EXERCISE GOAL: Begin with the first line and repeat exactly through the line containing "from matplotlib.ticker import FixedLocator"; leave every image out.

***** COLLECTED DATA

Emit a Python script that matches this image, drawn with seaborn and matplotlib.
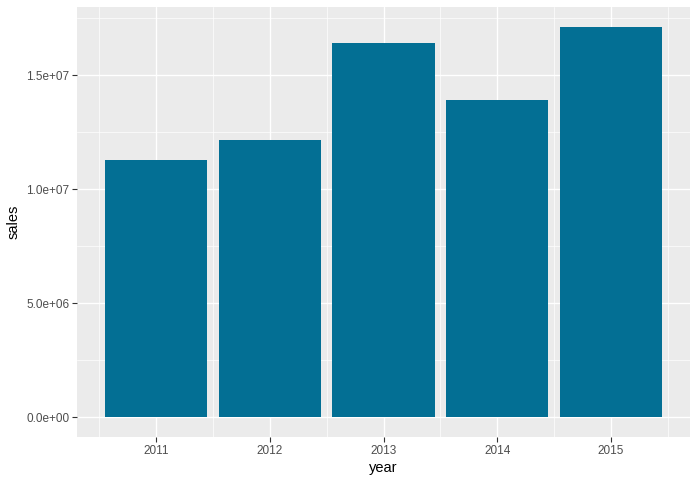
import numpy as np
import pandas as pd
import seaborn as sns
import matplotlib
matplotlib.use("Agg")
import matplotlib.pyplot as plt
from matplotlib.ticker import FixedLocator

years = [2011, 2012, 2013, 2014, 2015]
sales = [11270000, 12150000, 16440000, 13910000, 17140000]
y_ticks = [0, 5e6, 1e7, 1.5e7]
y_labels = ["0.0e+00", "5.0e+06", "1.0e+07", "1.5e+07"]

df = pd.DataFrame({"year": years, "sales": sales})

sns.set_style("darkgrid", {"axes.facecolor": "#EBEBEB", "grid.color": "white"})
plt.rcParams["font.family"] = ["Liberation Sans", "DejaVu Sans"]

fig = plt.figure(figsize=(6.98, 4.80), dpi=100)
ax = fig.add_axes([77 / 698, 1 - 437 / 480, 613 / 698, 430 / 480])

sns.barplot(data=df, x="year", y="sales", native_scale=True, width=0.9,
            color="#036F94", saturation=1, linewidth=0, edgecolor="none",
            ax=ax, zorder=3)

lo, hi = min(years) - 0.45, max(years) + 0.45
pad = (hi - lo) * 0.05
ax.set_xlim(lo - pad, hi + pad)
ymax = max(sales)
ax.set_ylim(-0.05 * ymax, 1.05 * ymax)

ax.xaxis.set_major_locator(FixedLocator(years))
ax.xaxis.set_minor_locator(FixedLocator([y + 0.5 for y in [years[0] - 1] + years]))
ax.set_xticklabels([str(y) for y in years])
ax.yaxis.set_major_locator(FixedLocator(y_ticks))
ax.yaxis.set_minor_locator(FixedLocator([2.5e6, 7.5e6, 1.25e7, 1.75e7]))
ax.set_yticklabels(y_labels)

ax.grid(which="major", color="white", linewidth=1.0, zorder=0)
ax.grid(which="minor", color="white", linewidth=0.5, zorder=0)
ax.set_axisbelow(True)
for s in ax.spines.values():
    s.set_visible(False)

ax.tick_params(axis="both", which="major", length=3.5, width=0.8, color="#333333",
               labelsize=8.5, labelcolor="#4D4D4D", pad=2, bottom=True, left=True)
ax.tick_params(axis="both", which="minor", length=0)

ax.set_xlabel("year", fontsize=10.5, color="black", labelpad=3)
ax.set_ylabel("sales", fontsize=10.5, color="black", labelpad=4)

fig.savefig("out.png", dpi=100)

**********

OUTPUT FOR THIS TASK:
Emit a Python script that matches this image, drawn with seaborn and matplotlib.
import numpy as np
import pandas as pd
import seaborn as sns
import matplotlib
matplotlib.use("Agg")
import matplotlib.pyplot as plt
from matplotlib.ticker import FixedLocator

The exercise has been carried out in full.